Das 14, seis crianças regressaram à instituição no período de transição e oito no período já da pré-adoção. Destas, três tinham entre os 2 e os 6 anos, cinco, entre os 7 e os 9, e seis entre os 10 e os 15 anos. Sete eram do sexo feminino e sete do masculino.
O relatório refere que o período de contacto destas crianças com as famílias adotivas que os devolveram variou entre os 24 dias e os 9 meses. Os motivos da interrupção devem-se maioritariamente "à dificuldade de os candidatos se adaptarem à nova realidade familiar, bem como à insegurança manifestada na tomada de decisões". Os técnicos referem mesmo que as interrupções ocorridas no período de pré-adoção tiveram a ver com "a dificuldade de vinculação manifestada por parte dos adotantes", sublinhando ainda ter sido detetada nalgumas situações "as motivações inadequadas para adoção e a falta de preparação para este projeto".

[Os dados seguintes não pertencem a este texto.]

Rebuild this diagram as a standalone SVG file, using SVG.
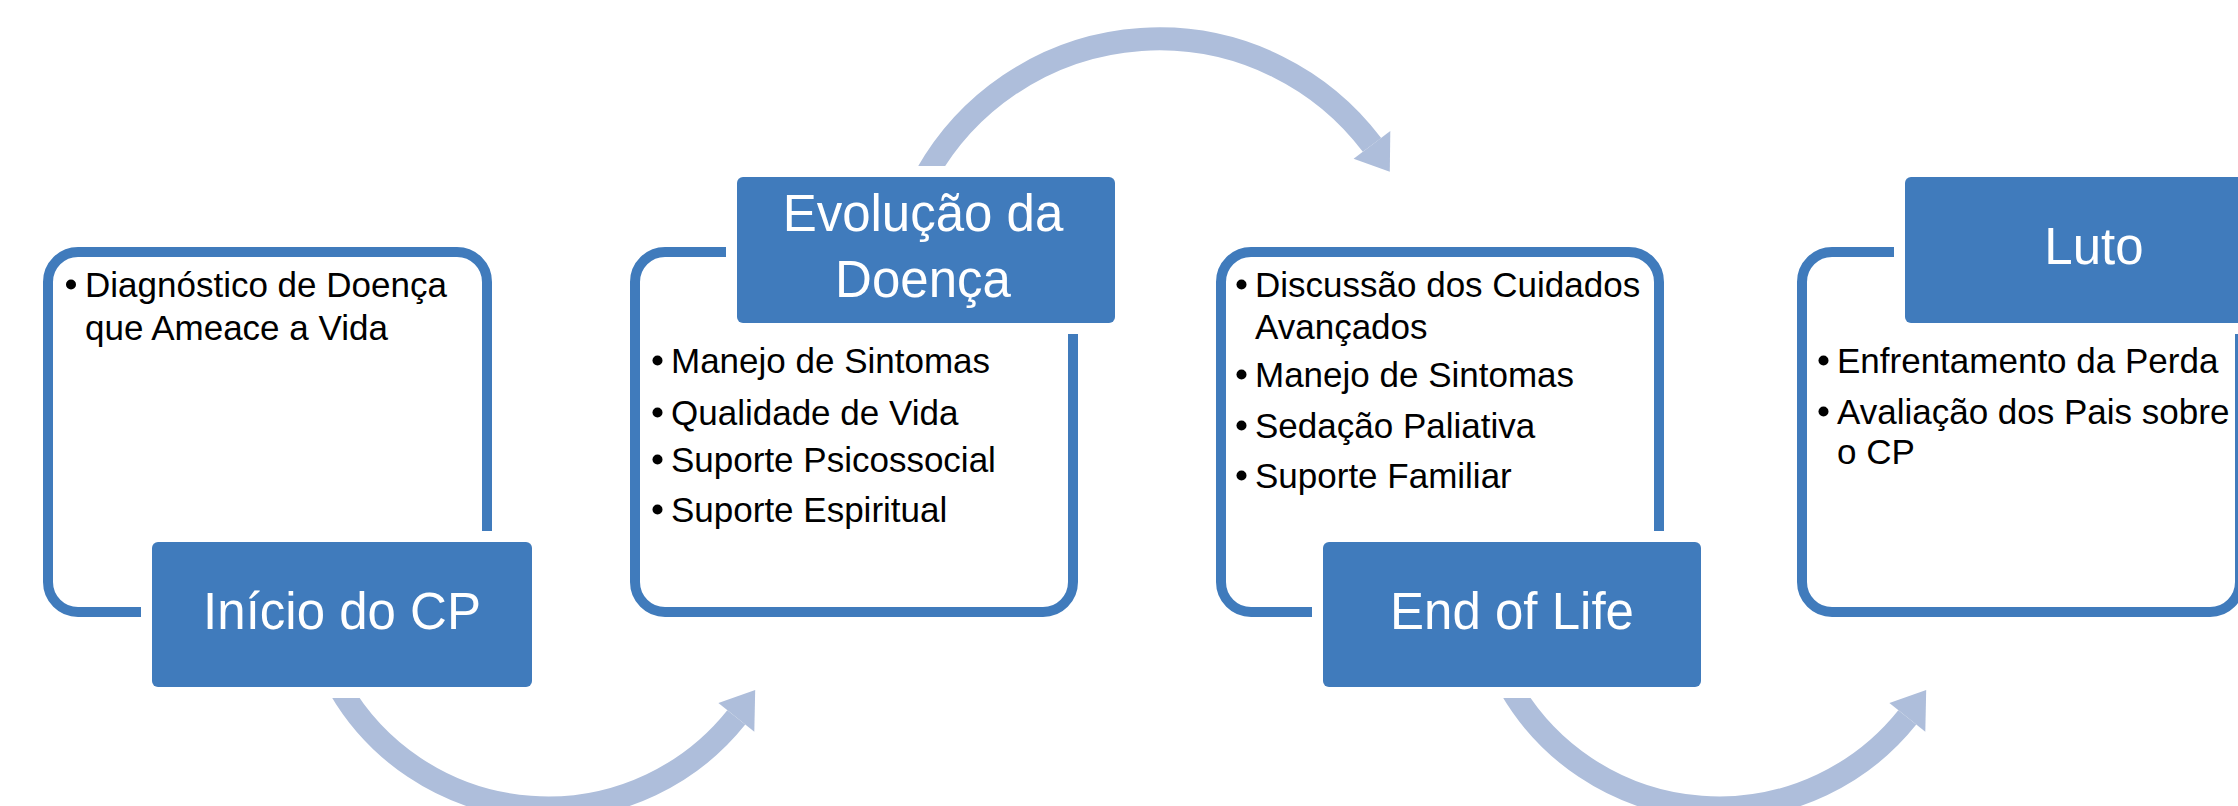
<svg xmlns="http://www.w3.org/2000/svg" width="2238" height="806" viewBox="0 0 2238 806">
<style>
.box{fill:#fff;stroke:#407BBC;stroke-width:10}
.gap{fill:#fff}
.lbl{fill:#407BBC}
.h{font-family:"Liberation Sans",Arial,sans-serif;font-size:51px;fill:#fff;text-anchor:middle}
.t{font-family:"Liberation Sans",Arial,sans-serif;font-size:35px;fill:#000}
.dot{fill:#000}
.arc{fill:none;stroke:#AEBEDB;stroke-width:23}
.head{fill:#AEBEDB}
</style>
<rect width="2238" height="806" fill="#fff"/>
<g id="connectors">
  <path class="arc" d="M339.6 688 A241 241 0 0 0 736.3 717.4"/>
  <polygon class="head" points="718.4,703 754.3,731.7 755.2,690"/>
  <path class="arc" d="M926.3 175 A267 267 0 0 1 1372 144.9"/>
  <polygon class="head" points="1353.6,158.8 1390.3,131.1 1389.8,171.7"/>
  <path class="arc" d="M1510.6 688 A241 241 0 0 0 1907.3 717.4"/>
  <polygon class="head" points="1889.4,703 1925.3,731.7 1926.2,690"/>
</g>
<g id="node1">
  <rect class="box" x="48" y="252" width="439" height="360" rx="30"/>
  <text class="t" x="85" y="297">Diagnóstico de Doença</text>
  <text class="t" x="85" y="340">que Ameace a Vida</text>
  <circle class="dot" cx="71" cy="284.5" r="5"/>
  <rect class="gap" x="141" y="531" width="402" height="167" rx="10"/>
  <rect class="lbl" x="152" y="542" width="380" height="145" rx="6"/>
  <text class="h" x="342" y="629">Início do CP</text>
</g>
<g id="node2">
  <rect class="box" x="635" y="252" width="438" height="360" rx="30"/>
  <rect class="gap" x="726" y="166" width="400" height="168" rx="10"/>
  <rect class="lbl" x="737" y="177" width="378" height="146" rx="6"/>
  <text class="h" x="923" y="231">Evolução da</text>
  <text class="h" x="923" y="297">Doença</text>
  <text class="t" x="671" y="373">Manejo de Sintomas</text>
  <text class="t" x="671" y="425">Qualidade de Vida</text>
  <text class="t" x="671" y="472">Suporte Psicossocial</text>
  <text class="t" x="671" y="522">Suporte Espiritual</text>
  <circle class="dot" cx="657.5" cy="360.5" r="5"/>
  <circle class="dot" cx="657.5" cy="412.5" r="5"/>
  <circle class="dot" cx="657.5" cy="459.5" r="5"/>
  <circle class="dot" cx="657.5" cy="509.5" r="5"/>
</g>
<g id="node3">
  <rect class="box" x="1221" y="252" width="438" height="360" rx="30"/>
  <text class="t" x="1255" y="297">Discussão dos Cuidados</text>
  <text class="t" x="1255" y="339">Avançados</text>
  <text class="t" x="1255" y="387">Manejo de Sintomas</text>
  <text class="t" x="1255" y="438">Sedação Paliativa</text>
  <text class="t" x="1255" y="488">Suporte Familiar</text>
  <circle class="dot" cx="1241.5" cy="284.5" r="5"/>
  <circle class="dot" cx="1241.5" cy="374.5" r="5"/>
  <circle class="dot" cx="1241.5" cy="425.5" r="5"/>
  <circle class="dot" cx="1241.5" cy="475.5" r="5"/>
  <rect class="gap" x="1312" y="531" width="400" height="167" rx="10"/>
  <rect class="lbl" x="1323" y="542" width="378" height="145" rx="6"/>
  <text class="h" x="1512" y="629">End of Life</text>
</g>
<g id="node4">
  <rect class="box" x="1802" y="252" width="438" height="360" rx="30"/>
  <rect class="gap" x="1894" y="166" width="400" height="168" rx="10"/>
  <rect class="lbl" x="1905" y="177" width="378" height="146" rx="6"/>
  <text class="h" x="2094" y="264">Luto</text>
  <text class="t" x="1837" y="373">Enfrentamento da Perda</text>
  <text class="t" x="1837" y="424">Avaliação dos Pais sobre</text>
  <text class="t" x="1837" y="464">o CP</text>
  <circle class="dot" cx="1823.5" cy="360.5" r="5"/>
  <circle class="dot" cx="1823.5" cy="411.5" r="5"/>
</g>
</svg>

Mas houve outras razões que levaram à interrupção do processo de adoção: "Muito residualmente a interrupção teve origem na prática de maus tratos (físicos e psicológicos) por arte dos adotantes, que aplicaram às crianças castigos abusivos", lê-se no documento que alerta os serviços para a necessidade de relatórios psicossociais de avaliação dos candidatos com especial atenção para a capacidade parental dos candidatos.
Três das famílias em causa eram singulares e 11 conjuntas, quatro já tinham filhos. As idades dos adotantes variavam entre os 31 e os 58 anos.
Uma das recomendações do CNA vai no sentido de "se aprofundar as situações de interrupção no sentido de se contribuir mais, e com base num diagnóstico rigoroso, para a promoção da cultura da proteção e prevenção destas situações com procedimentos e estratégias que permitam maximizar a redução de fatores de risco".
O CNA sublinha ainda a necessidade de se continuar a apostar no aumento das competências dos técnicos e na sua qualificação, garantindo-lhes formação e supervisão especializada. Por outro lado, refere, deve continuar-se também a apostar na preparação das crianças para a adoção, fazendo-as participar no seu projeto de vida.
O relatório de atividades do CNA, órgão colegial criado em 2016, do qual fazem parte representantes dos Organismos da Segurança Social (continente e ilhas) e a Santa Casa da Misericórdia de Lisboa, com competências na área da adoção na cidade de Lisboa, está publicado.
Por divulgar falta ainda o relatório CASA de 2018 - Caracterização Anual da Situação de Acolhimento - que traça o retrato dos menores à guarda do Estado. O documento de 2017 foi publicado em novembro do ano passado.